In any country, the central government can create an agency or a separate organization that issues bonds for its various departments and different purposes. The bonds so issued are not directly issued by the government, and therefore are called semi-government or agency bonds. Depending on the issue, these bonds may have an implied guarantee of the government.
In the US, such securities are called Federal Agency Securities.
The issues of these agency securities can be broadly classified as: Federally-related institutions, and Government-sponsored enterprises (GSE).
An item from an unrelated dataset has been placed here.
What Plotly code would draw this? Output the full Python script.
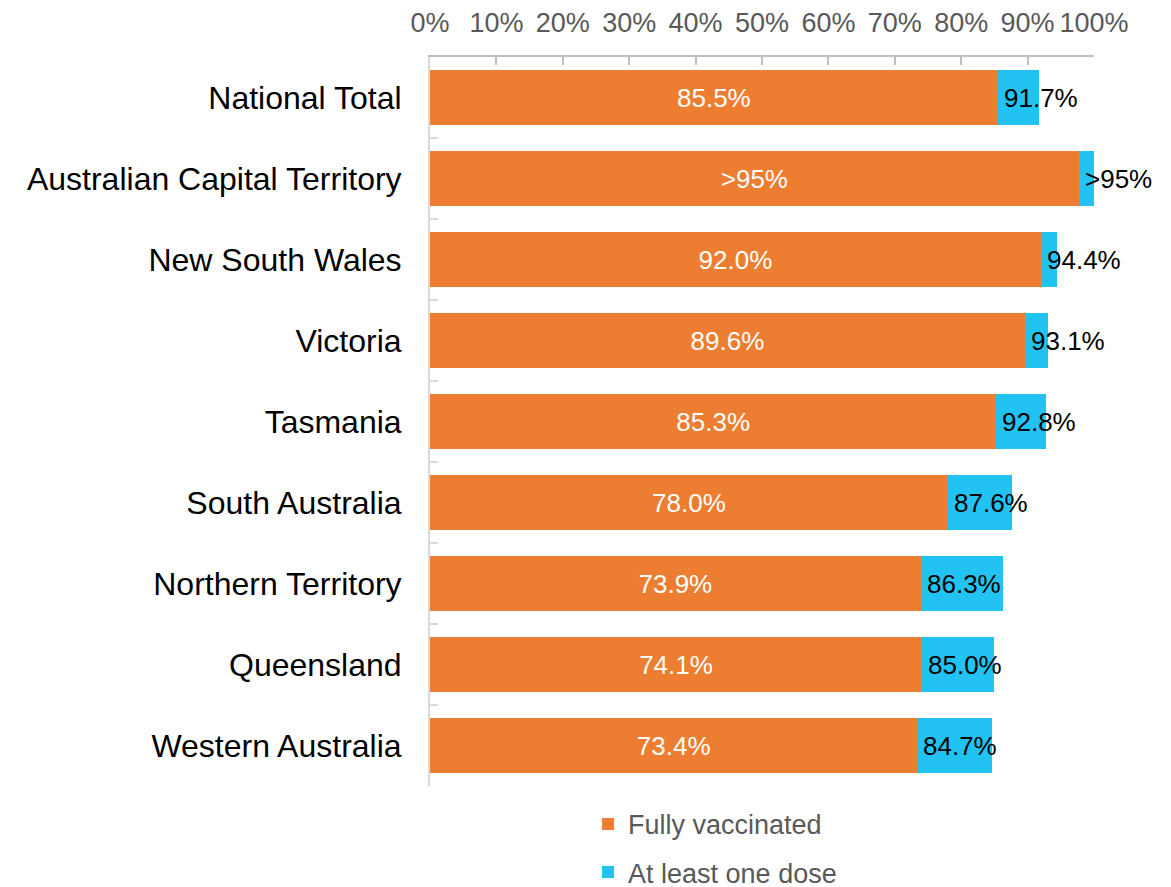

Let’s look at these institutions and the kinds of securities issued by them.
These are the arms of federal government.
- Export-Import Bank of United States
- Tennessee Valley Authority (TVA)
- The Government National Mortgage Association (Ginnie Mae)
- Private Export Funding Corporation
- Maritime Administration
- Small Business Administration
These securities are backed by the full faith and credit of the US government (with the exception of the Tennessee Valley Authority and Private Export Funding Corporation).
Government-sponsored enterprises (GSE)
These are privately-owned, publicly chartered entities. These enterprises were created to help reduce the borrowing cost of certain sectors such as farmers, homeowners, and students. GSEs issue debentures and discount notes. There are six GSEs.
- Federal National Mortgage Association (Fannie Mae): Credit for residential housing sector.
- Federal Home Loan Mortgage Corporation (Freddie Mac): Credit for residential housing sector.
- Federal Home Loan Bank: Credit for residential housing sector.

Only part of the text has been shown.